When you choose to seek bankruptcy protection in Kentucky, one of the more important decisions accompanying this choice will be the chapter you choose to file under. You might immediately see some of the benefits of filing under Chapter 7 (by far the most popular form of personal bankruptcy). There is good reason for this; a Chapter 7 case allows for the discharge of certain debts. Yet first, you must qualify for this benefit.
“The Chapter 7 means test” details the qualifications for filing a Chapter 7 bankruptcy. If you fail to meet these requirements, that does not necessarily mean that you cannot seek personal bankruptcy protection. Instead, the court will typically convert your petition over to a Chapter 13 case.

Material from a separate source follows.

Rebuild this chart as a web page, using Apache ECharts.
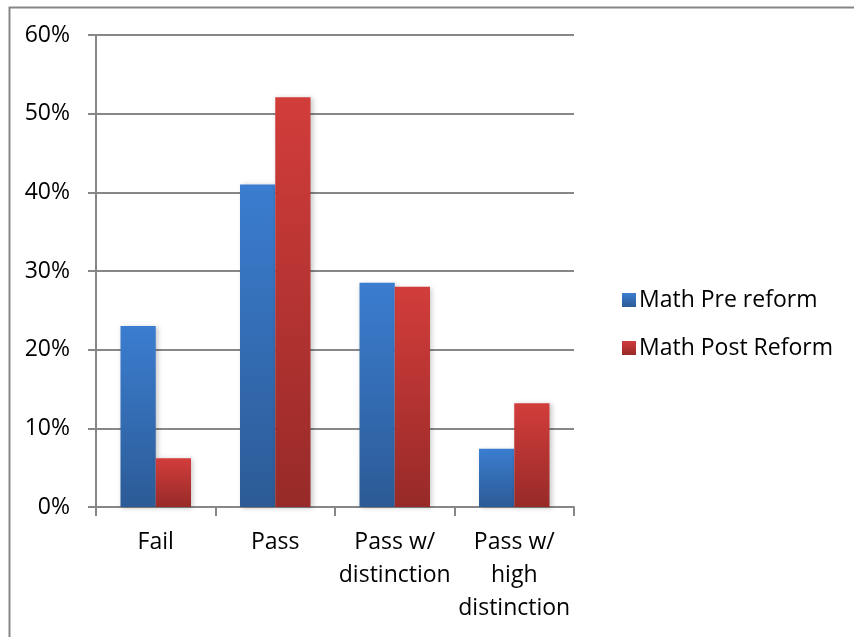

Reviewing your aggregate monthly income
According to the website for the Federal Judiciary, the first step in the means test is to evaluate your aggregate monthly income. The court compares yours to the median for your particular demographic in the state. If it is below the median amount, you automatically qualify to file under Chapter 7. If it comes in above that amount, then you must proceed on to the second step of the means test.
Rebutting the presumption of abuse
That second step involves projecting your monthly income out over a five-year period (less certain allowed expenses). If that amount is above either $12,850 or 25% of your nonpriority unsecured debts (given that those debts exceed $7,700), then the court presumes an attempt to abuse the privileges afforded under Chapter 7 and disqualifies you from filing for this type of bankruptcy.
Your income not meeting these criteria may not mean that you completely fail the means test, however. You can attempt to prove to the court that your financial situation merits special consideration for filing under Chapter 7.